Consistency - Every read sees all previous writes.
Availability - Every request receives a response.
Partition tolerance - The system continues operating despite network partitions.

Solana’s position within the CAP theorem trade-offs

Network Restarts

Bug Reporting

Rewards are offered for valid reports of critical vulnerabilities, with payouts based on severity:

Loss of Funds: Up to 25,000 SOL
Consensus or Safety Violations: Up to 12,500 SOL
Liveness or Loss of Availability: Up to 5,000 SOL

Additionally, the FireDancer client has a separate bug bounty program hosted through Immunefi, offering a maximum reward of $500,000 USDC for critical findings.

Outage Instances

Turbine Bug: December 2020

Downtime: Approximately six hours

Root issue: Block propagation bug

Fixes:

Track blocks by hash instead of slot number
Fix places in Turbine where fault detection can be done earlier
Propagate the first detected fault to all validators through gossip

Each partition assumed that the other had the same block, leading to a fundamental conflict:

Nodes holding block A rejected forks derived from block B
Nodes holding block B rejected forks derived from block A

Since state transitions differed between partitions, validators could not repair or reconcile the forks, preventing finality.
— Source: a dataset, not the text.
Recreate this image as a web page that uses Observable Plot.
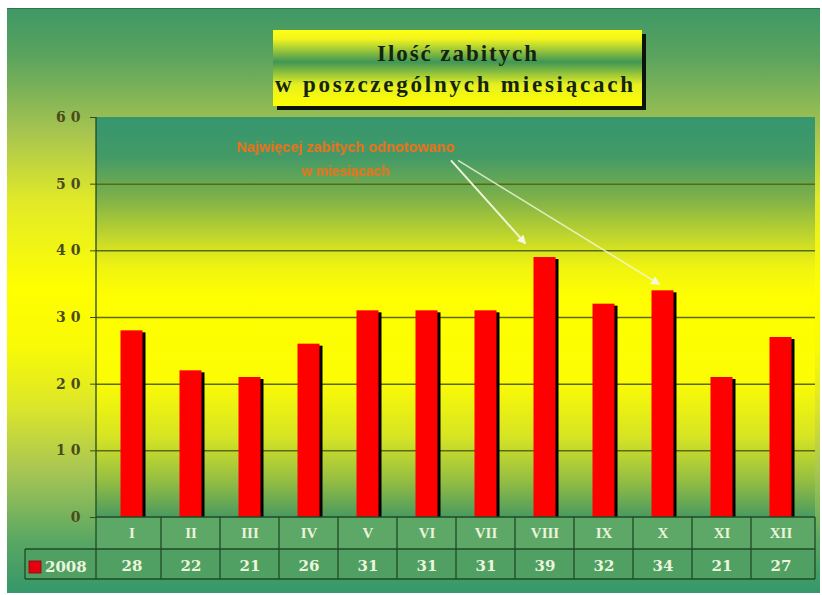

The Grape Protocol IDO: September 2021

Downtime: Seventeen hours

Root issue: Memory overflow caused by bot transactions

Fixes:

Ignore write locks on programs
Rate limits on transaction forwarding
Configurable RPC retry behavior
TPU vote transaction prioritization

At peak congestion:

Some validators were receiving over 300,000 transactions per second.
Raw transaction data exceeded 1 Gbps, with 120,000 packets per second.
The traffic sometimes exceeded the physical limits of network interfaces, causing packet loss at the switch port before even reaching validators.

Solana slots per second during the Grape IDO outage of September 14th, 2021 (Data source: Jump Crypto)

A fix that ignores write locks on programs was already developed and scheduled for release. Later, the network reboot enabled this upgrade, permanently removing this attack vector.